— Given instruction —
In the records below, find the line that contains "What Apache ECharts" and the line that contains "const sessionX = [0, 1];"; write out exactly those two lines and everything between them, without the pictures.

— Material for this task —

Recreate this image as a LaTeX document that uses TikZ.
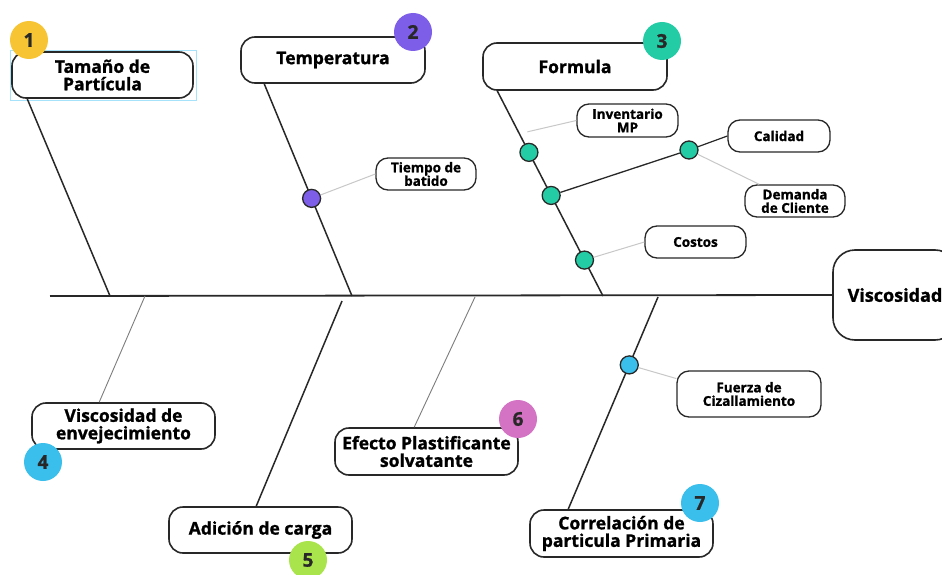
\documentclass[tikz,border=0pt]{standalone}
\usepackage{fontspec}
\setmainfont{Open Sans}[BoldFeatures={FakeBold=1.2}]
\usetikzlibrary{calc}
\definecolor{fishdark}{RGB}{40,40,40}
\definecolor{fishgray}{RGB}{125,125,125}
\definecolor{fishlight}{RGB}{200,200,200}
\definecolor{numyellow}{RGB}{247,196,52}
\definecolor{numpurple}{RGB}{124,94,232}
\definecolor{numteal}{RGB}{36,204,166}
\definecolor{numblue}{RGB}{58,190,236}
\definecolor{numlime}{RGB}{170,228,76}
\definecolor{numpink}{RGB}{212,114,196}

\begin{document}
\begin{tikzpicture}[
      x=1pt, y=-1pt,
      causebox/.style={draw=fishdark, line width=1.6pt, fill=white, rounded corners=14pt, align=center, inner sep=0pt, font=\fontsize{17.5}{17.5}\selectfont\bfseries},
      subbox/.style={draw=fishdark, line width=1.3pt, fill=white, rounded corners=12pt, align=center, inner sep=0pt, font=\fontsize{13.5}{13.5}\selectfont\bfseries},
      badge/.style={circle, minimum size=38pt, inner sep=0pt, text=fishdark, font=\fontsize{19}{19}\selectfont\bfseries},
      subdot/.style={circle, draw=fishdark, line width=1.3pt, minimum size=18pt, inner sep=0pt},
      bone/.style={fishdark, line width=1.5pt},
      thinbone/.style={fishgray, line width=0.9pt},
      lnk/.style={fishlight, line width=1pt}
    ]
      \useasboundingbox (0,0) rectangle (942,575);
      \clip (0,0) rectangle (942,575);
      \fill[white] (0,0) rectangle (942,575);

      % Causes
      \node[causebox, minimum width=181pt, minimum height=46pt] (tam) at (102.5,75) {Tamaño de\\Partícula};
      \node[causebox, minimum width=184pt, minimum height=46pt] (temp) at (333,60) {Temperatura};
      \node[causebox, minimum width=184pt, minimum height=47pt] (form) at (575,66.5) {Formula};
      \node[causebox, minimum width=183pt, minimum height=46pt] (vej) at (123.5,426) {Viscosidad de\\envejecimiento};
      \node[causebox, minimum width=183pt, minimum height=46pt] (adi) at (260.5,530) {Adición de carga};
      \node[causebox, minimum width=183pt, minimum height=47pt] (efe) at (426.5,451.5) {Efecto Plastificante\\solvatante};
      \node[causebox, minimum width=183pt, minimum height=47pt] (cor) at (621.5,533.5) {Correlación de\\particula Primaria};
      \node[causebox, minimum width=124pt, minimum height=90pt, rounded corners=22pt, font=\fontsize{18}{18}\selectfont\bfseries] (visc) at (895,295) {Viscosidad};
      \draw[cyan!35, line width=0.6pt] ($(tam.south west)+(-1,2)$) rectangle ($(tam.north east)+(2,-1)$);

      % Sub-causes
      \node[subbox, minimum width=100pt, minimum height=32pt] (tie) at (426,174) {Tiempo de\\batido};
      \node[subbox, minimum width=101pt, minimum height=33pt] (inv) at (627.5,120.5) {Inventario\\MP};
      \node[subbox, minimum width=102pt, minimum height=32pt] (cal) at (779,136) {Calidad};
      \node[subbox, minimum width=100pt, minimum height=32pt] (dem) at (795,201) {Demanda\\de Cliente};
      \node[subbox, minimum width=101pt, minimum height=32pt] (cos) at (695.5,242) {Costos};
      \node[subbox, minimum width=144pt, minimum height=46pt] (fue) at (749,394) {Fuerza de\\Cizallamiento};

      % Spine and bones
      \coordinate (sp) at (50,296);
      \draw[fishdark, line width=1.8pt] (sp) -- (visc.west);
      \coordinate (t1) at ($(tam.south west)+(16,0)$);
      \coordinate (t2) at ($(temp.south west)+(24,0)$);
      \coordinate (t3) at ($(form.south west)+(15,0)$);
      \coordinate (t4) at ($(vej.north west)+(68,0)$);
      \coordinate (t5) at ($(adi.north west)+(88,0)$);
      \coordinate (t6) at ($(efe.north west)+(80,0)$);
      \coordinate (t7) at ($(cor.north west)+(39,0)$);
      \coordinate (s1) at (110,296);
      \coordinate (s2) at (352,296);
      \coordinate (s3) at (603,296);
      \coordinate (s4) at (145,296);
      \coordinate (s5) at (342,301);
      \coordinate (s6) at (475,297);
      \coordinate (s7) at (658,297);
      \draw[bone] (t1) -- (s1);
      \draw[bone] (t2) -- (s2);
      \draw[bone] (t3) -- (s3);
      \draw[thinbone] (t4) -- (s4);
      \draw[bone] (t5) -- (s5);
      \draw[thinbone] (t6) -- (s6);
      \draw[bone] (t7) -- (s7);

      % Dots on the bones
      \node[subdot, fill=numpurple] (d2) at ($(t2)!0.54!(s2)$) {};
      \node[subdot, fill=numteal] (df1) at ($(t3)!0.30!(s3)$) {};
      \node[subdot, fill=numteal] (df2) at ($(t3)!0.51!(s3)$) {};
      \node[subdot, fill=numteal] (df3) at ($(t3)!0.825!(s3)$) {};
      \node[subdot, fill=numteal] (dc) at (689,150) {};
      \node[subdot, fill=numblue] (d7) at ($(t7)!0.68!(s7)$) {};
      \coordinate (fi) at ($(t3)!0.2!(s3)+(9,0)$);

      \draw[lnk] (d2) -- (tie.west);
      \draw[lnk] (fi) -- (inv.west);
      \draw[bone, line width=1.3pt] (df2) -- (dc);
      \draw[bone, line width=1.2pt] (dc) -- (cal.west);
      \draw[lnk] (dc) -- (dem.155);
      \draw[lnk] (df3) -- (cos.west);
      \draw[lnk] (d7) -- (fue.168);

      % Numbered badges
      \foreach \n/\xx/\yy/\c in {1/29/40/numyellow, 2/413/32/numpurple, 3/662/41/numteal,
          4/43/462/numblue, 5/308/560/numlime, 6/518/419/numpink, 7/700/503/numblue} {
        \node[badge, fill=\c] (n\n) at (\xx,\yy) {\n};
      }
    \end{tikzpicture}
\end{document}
==
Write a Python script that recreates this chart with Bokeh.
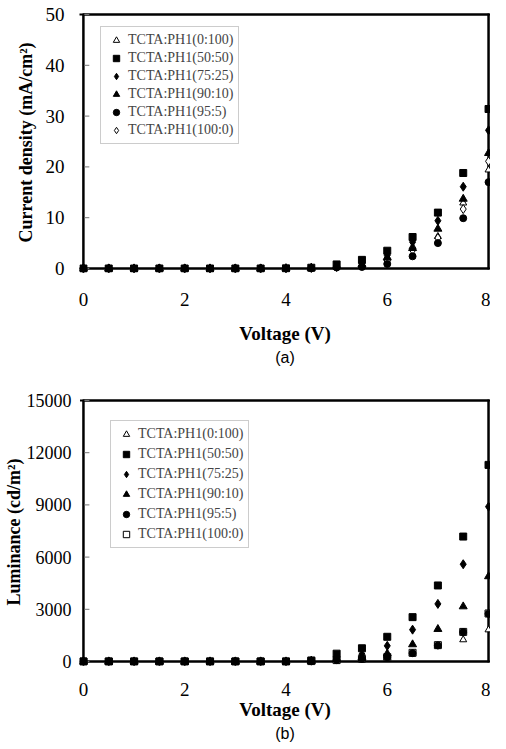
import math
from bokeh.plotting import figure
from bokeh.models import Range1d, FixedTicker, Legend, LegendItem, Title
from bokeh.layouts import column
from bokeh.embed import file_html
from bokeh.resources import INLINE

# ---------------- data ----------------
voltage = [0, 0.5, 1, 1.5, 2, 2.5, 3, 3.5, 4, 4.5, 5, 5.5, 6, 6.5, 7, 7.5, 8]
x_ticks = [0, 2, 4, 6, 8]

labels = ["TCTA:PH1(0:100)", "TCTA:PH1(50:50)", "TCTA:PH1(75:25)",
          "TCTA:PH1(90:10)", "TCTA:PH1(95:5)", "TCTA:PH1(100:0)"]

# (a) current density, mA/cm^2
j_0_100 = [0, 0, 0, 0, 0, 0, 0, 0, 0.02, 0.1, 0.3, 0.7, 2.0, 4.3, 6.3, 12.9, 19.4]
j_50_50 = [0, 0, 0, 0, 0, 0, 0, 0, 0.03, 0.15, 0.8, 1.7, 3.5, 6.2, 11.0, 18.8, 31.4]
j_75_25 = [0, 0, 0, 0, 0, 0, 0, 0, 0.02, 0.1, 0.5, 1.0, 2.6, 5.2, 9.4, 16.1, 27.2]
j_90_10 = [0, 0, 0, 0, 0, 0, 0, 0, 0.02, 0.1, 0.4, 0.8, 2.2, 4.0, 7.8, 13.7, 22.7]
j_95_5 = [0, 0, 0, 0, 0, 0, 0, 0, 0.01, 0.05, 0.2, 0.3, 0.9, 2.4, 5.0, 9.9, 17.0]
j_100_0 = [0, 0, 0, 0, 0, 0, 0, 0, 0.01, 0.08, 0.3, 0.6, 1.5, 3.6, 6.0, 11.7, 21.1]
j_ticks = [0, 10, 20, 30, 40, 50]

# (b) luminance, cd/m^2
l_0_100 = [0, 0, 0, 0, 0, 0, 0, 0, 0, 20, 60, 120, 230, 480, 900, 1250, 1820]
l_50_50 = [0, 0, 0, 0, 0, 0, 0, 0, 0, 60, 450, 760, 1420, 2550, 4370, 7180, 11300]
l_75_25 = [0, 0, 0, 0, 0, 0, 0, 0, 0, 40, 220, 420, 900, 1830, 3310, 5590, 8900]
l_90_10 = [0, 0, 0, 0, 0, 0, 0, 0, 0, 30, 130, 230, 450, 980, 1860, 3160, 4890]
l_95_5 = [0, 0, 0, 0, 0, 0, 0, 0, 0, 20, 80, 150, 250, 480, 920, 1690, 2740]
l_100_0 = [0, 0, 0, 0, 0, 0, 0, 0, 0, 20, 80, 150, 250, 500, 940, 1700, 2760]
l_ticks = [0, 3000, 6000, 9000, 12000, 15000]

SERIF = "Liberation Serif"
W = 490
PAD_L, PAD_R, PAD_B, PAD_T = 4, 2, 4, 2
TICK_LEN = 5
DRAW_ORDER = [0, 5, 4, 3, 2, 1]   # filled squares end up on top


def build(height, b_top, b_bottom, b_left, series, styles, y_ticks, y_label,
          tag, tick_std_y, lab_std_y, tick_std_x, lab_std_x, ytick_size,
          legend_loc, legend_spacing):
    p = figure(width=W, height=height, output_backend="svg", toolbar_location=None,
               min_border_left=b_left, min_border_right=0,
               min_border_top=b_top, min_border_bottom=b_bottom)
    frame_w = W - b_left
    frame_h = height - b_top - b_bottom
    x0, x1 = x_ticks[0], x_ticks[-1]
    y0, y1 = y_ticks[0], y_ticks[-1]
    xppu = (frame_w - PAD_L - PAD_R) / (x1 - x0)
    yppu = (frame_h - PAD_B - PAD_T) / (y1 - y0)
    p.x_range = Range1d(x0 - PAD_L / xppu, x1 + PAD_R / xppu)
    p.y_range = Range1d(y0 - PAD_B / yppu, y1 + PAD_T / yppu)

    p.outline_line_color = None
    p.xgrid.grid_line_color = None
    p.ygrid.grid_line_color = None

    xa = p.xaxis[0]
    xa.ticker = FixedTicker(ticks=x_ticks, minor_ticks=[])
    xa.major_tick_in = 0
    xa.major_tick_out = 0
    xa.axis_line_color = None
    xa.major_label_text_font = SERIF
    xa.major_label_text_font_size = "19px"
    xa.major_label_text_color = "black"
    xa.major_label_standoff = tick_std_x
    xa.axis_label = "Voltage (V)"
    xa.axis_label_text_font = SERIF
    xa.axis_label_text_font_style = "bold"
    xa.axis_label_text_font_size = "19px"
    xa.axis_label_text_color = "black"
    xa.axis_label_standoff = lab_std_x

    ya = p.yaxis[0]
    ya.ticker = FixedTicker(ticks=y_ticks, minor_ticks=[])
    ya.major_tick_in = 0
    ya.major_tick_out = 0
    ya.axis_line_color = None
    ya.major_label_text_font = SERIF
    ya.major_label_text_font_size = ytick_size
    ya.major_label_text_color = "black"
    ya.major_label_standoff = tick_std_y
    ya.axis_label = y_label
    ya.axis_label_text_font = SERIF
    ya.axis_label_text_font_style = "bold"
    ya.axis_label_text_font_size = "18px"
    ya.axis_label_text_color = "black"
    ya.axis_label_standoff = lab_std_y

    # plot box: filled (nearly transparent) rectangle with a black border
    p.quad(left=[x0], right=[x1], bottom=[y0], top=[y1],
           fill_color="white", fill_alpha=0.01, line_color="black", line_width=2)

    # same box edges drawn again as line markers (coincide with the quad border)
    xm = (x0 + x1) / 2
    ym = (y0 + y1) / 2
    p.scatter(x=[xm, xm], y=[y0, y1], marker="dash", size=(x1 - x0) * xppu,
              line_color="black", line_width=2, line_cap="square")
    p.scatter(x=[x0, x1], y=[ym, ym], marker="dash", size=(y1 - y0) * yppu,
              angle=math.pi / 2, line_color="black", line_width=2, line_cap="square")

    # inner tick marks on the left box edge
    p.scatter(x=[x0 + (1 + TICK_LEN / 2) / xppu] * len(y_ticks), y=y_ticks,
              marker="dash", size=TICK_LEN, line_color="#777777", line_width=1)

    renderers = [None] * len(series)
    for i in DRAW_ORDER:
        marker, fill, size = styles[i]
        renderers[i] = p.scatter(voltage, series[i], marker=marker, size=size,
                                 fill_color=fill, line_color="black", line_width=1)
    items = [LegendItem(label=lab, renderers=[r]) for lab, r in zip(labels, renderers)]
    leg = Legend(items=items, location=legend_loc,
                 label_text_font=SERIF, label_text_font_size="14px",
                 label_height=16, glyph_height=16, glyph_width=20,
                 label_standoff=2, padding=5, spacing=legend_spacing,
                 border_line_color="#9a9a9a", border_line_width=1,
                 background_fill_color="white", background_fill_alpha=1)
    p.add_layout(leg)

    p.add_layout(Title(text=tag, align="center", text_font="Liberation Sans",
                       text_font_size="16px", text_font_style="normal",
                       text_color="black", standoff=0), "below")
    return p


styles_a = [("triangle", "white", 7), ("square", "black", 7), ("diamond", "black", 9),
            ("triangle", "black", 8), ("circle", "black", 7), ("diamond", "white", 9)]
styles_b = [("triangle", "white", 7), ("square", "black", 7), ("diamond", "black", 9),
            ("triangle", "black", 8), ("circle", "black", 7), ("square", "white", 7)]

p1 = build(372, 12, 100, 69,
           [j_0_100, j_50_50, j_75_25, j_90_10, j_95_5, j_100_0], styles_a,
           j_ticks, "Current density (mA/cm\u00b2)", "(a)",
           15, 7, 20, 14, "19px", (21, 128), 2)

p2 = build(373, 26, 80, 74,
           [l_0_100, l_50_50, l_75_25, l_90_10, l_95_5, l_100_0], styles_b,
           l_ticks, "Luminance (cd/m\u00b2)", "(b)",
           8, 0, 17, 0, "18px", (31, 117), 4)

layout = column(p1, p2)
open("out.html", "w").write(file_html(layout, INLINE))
==
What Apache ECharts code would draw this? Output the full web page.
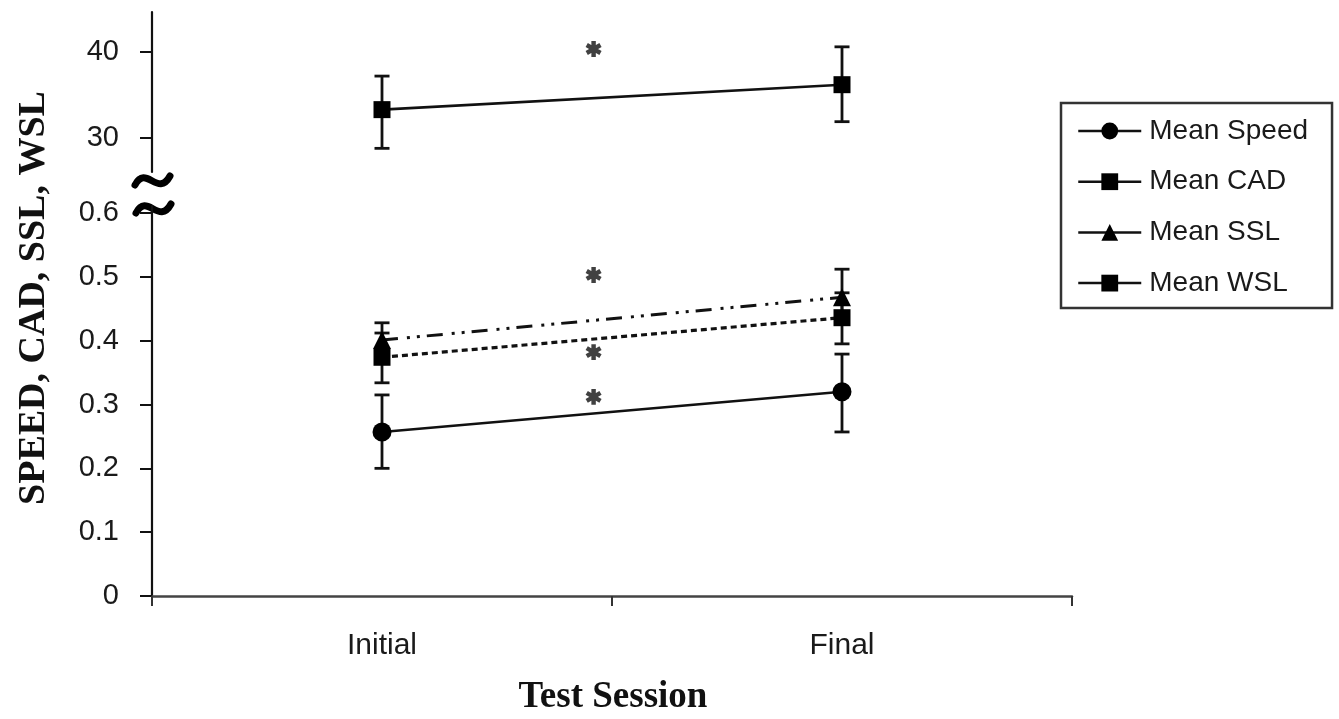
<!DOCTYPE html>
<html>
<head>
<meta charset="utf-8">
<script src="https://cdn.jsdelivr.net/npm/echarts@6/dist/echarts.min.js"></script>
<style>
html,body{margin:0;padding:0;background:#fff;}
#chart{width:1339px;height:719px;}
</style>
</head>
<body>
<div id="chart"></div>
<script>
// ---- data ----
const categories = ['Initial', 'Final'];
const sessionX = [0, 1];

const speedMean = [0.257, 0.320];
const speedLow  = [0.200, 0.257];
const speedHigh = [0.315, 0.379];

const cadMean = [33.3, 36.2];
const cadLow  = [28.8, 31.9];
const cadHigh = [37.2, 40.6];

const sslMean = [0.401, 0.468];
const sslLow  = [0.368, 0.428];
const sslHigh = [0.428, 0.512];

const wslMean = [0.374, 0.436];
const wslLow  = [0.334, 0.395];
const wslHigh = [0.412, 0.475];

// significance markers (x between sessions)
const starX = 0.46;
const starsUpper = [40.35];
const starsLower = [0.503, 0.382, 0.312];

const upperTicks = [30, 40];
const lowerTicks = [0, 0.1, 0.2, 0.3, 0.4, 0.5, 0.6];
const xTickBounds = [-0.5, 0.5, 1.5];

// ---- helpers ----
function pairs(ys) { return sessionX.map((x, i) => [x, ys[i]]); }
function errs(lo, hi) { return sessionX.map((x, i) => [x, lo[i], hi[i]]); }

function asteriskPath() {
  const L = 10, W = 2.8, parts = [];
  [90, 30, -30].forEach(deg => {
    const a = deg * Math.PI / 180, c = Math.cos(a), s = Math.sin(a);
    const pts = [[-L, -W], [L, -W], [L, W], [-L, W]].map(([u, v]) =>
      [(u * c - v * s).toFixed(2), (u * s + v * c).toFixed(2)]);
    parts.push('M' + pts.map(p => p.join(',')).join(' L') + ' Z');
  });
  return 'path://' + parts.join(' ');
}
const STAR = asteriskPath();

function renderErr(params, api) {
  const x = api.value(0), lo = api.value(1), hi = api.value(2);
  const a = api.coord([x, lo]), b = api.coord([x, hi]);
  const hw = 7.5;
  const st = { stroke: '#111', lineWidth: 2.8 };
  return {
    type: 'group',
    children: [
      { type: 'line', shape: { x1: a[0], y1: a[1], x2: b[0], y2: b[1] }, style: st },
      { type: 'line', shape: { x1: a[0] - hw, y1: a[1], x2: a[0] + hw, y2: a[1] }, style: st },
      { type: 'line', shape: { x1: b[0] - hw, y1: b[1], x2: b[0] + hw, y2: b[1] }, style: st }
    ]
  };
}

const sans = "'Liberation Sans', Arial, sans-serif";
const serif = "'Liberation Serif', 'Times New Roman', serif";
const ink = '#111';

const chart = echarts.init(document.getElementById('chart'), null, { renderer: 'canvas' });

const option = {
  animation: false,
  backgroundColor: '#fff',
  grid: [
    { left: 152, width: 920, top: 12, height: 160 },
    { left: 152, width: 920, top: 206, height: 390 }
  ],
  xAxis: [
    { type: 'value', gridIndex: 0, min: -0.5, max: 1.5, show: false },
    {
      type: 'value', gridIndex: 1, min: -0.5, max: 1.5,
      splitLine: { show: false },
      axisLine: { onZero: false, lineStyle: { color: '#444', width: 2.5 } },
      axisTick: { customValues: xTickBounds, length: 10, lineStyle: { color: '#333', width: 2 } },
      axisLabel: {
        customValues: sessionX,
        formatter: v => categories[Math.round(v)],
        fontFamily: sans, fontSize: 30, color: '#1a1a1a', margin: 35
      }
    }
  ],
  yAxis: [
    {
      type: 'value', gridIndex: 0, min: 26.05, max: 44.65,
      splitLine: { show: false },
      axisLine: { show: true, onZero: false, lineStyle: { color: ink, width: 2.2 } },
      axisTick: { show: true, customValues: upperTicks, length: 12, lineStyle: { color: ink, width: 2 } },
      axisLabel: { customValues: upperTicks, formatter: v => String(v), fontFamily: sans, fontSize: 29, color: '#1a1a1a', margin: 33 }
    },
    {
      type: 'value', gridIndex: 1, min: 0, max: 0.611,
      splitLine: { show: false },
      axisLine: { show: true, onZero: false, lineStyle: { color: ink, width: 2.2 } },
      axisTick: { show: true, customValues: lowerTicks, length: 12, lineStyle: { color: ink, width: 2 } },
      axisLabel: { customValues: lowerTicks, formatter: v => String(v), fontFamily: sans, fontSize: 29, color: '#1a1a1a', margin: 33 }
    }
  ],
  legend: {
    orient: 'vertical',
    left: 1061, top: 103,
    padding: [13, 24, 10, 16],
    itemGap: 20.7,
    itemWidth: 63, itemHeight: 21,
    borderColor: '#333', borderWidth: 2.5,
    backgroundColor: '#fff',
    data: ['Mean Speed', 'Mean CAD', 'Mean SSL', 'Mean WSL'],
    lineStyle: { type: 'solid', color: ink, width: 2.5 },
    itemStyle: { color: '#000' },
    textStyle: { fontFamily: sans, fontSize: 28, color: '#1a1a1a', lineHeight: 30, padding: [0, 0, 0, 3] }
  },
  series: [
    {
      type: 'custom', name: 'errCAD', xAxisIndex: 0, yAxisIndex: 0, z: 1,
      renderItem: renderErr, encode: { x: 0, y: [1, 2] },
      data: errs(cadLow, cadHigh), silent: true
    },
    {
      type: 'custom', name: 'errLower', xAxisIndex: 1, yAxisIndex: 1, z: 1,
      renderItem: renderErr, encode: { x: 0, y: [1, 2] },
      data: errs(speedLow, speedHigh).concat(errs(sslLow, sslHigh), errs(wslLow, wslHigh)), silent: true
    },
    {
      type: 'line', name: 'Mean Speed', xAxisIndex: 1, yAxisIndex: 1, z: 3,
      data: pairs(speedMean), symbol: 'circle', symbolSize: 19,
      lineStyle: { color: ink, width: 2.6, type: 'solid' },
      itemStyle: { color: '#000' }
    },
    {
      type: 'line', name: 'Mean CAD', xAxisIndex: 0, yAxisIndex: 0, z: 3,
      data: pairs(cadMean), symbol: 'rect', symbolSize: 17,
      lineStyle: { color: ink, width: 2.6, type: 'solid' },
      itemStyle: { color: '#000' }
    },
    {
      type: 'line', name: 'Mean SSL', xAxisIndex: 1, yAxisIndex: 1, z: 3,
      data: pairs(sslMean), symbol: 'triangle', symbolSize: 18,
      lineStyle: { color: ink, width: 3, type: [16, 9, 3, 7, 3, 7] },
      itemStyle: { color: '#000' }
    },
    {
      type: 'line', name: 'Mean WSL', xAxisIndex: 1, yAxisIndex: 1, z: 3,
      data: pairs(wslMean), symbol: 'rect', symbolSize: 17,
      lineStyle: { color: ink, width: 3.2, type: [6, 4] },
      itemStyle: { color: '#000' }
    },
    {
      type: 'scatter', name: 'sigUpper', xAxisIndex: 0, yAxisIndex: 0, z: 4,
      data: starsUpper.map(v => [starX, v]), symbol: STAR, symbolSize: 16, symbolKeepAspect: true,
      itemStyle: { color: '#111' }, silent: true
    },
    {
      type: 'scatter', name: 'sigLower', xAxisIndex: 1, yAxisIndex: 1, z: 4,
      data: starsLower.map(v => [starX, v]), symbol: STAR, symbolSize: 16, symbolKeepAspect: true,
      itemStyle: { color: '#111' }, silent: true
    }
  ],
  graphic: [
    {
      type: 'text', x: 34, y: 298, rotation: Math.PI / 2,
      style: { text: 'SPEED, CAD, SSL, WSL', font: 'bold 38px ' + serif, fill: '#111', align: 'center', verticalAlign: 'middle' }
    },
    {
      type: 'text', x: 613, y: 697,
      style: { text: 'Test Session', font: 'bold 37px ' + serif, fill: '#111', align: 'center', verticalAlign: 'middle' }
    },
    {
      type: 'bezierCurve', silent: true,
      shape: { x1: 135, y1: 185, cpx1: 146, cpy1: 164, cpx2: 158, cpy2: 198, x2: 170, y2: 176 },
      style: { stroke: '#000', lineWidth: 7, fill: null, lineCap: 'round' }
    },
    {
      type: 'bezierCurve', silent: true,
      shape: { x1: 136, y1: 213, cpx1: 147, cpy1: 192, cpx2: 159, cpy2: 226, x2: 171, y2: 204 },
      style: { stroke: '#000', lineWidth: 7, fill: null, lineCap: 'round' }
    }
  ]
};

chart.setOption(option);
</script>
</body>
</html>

— Task output —
What Apache ECharts code would draw this? Output the full web page.
<!DOCTYPE html>
<html>
<head>
<meta charset="utf-8">
<script src="https://cdn.jsdelivr.net/npm/echarts@6/dist/echarts.min.js"></script>
<style>
html,body{margin:0;padding:0;background:#fff;}
#chart{width:1339px;height:719px;}
</style>
</head>
<body>
<div id="chart"></div>
<script>
// ---- data ----
const categories = ['Initial', 'Final'];
const sessionX = [0, 1];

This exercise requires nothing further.